Entries with chart source code:
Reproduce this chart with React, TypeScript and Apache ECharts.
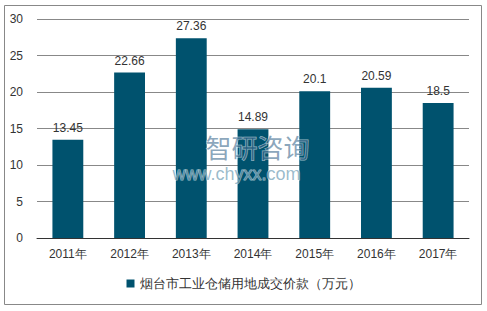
import React, { useEffect, useRef } from "react";
import * as echarts from "echarts";

const categories = ["2011年", "2012年", "2013年", "2014年", "2015年", "2016年", "2017年"];
const values = [13.45, 22.66, 27.36, 14.89, 20.1, 20.59, 18.5];
const seriesName = "烟台市工业仓储用地成交价款（万元）";

export default function App() {
  const ref = useRef<HTMLDivElement>(null);
  useEffect(() => {
    document.body.style.margin = "0";
    const chart = echarts.init(ref.current!, null, { renderer: "svg" });
    chart.setOption({
      animation: false,
      textStyle: { fontFamily: "Liberation Sans, Arial, sans-serif" },
      grid: { left: 37, right: 18, top: 19, bottom: 73 },
      legend: {
        bottom: 16,
        left: "center",
        itemWidth: 8,
        itemHeight: 8,
        itemGap: 4,
        icon: "rect",
        textStyle: { fontSize: 12.5, color: "#333" },
        data: [seriesName],
      },
      xAxis: {
        type: "category",
        data: categories,
        axisLine: { lineStyle: { color: "#333" } },
        axisTick: { show: false },
        axisLabel: { fontSize: 12, color: "#333", margin: 10 },
      },
      yAxis: {
        type: "value",
        min: 0,
        max: 30,
        interval: 5,
        axisLine: { show: false },
        axisTick: { show: false },
        axisLabel: { fontSize: 12, color: "#333", margin: 14 },
        splitLine: { lineStyle: { color: "#888", width: 1 } },
      },
      graphic: [
        {
          type: "rect",
          x: 4.5,
          y: 5.5,
          shape: { x: 0, y: 0, width: 477, height: 299 },
          style: { fill: "rgba(0,0,0,0)", stroke: "#888", lineWidth: 1 },
          silent: true,
          z: 0,
        },
        {
          type: "text",
          left: 205,
          top: 133,
          z: 100,
          style: {
            text: "智研咨询",
            fontSize: 26,
            fill: "rgba(40,90,130,0.55)",
            stroke: "rgba(255,255,255,0.6)",
            lineWidth: 1,
            fontFamily: "Noto Sans CJK SC",
          },
        },
        {
          type: "text",
          left: 172,
          top: 164,
          z: 100,
          style: {
            text: "www.chyxx.com",
            fontSize: 18,
            fill: "rgba(70,130,160,0.55)",
            stroke: "rgba(255,255,255,0.6)",
            lineWidth: 1,
            fontFamily: "Liberation Sans, Arial",
          },
        },
      ],
      series: [
        {
          name: seriesName,
          type: "bar",
          data: values,
          barWidth: "50%",
          itemStyle: { color: "#00526E" },
          label: { show: true, position: "top", fontSize: 12, color: "#333", distance: 6 },
        },
      ],
    });
    return () => chart.dispose();
  }, []);
  return <div ref={ref} style={{ width: 487, height: 311 }} />;
}
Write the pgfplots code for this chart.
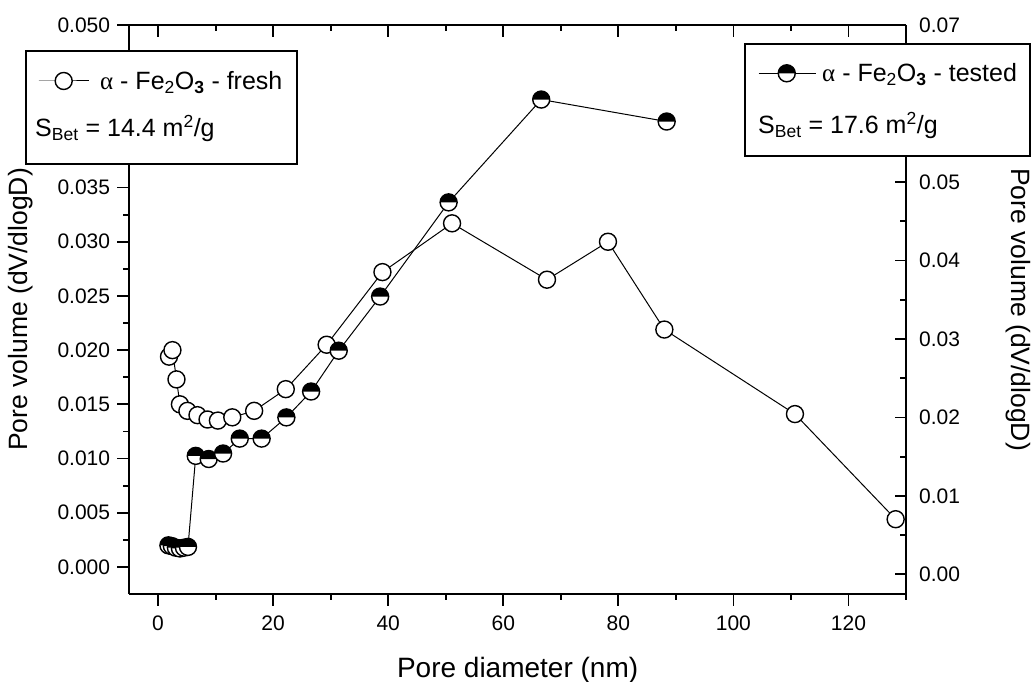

What the task requires:
Restate the whole listing above exactly, except for its images.

Expected answer:
Reproduce this chart with React, TypeScript and Apache ECharts.
import React, { useEffect, useRef } from "react";
import * as echarts from "echarts";

const categories = ["2011年", "2012年", "2013年", "2014年", "2015年", "2016年", "2017年"];
const values = [13.45, 22.66, 27.36, 14.89, 20.1, 20.59, 18.5];
const seriesName = "烟台市工业仓储用地成交价款（万元）";

export default function App() {
  const ref = useRef<HTMLDivElement>(null);
  useEffect(() => {
    document.body.style.margin = "0";
    const chart = echarts.init(ref.current!, null, { renderer: "svg" });
    chart.setOption({
      animation: false,
      textStyle: { fontFamily: "Liberation Sans, Arial, sans-serif" },
      grid: { left: 37, right: 18, top: 19, bottom: 73 },
      legend: {
        bottom: 16,
        left: "center",
        itemWidth: 8,
        itemHeight: 8,
        itemGap: 4,
        icon: "rect",
        textStyle: { fontSize: 12.5, color: "#333" },
        data: [seriesName],
      },
      xAxis: {
        type: "category",
        data: categories,
        axisLine: { lineStyle: { color: "#333" } },
        axisTick: { show: false },
        axisLabel: { fontSize: 12, color: "#333", margin: 10 },
      },
      yAxis: {
        type: "value",
        min: 0,
        max: 30,
        interval: 5,
        axisLine: { show: false },
        axisTick: { show: false },
        axisLabel: { fontSize: 12, color: "#333", margin: 14 },
        splitLine: { lineStyle: { color: "#888", width: 1 } },
      },
      graphic: [
        {
          type: "rect",
          x: 4.5,
          y: 5.5,
          shape: { x: 0, y: 0, width: 477, height: 299 },
          style: { fill: "rgba(0,0,0,0)", stroke: "#888", lineWidth: 1 },
          silent: true,
          z: 0,
        },
        {
          type: "text",
          left: 205,
          top: 133,
          z: 100,
          style: {
            text: "智研咨询",
            fontSize: 26,
            fill: "rgba(40,90,130,0.55)",
            stroke: "rgba(255,255,255,0.6)",
            lineWidth: 1,
            fontFamily: "Noto Sans CJK SC",
          },
        },
        {
          type: "text",
          left: 172,
          top: 164,
          z: 100,
          style: {
            text: "www.chyxx.com",
            fontSize: 18,
            fill: "rgba(70,130,160,0.55)",
            stroke: "rgba(255,255,255,0.6)",
            lineWidth: 1,
            fontFamily: "Liberation Sans, Arial",
          },
        },
      ],
      series: [
        {
          name: seriesName,
          type: "bar",
          data: values,
          barWidth: "50%",
          itemStyle: { color: "#00526E" },
          label: { show: true, position: "top", fontSize: 12, color: "#333", distance: 6 },
        },
      ],
    });
    return () => chart.dispose();
  }, []);
  return <div ref={ref} style={{ width: 487, height: 311 }} />;
}
Write the pgfplots code for this chart.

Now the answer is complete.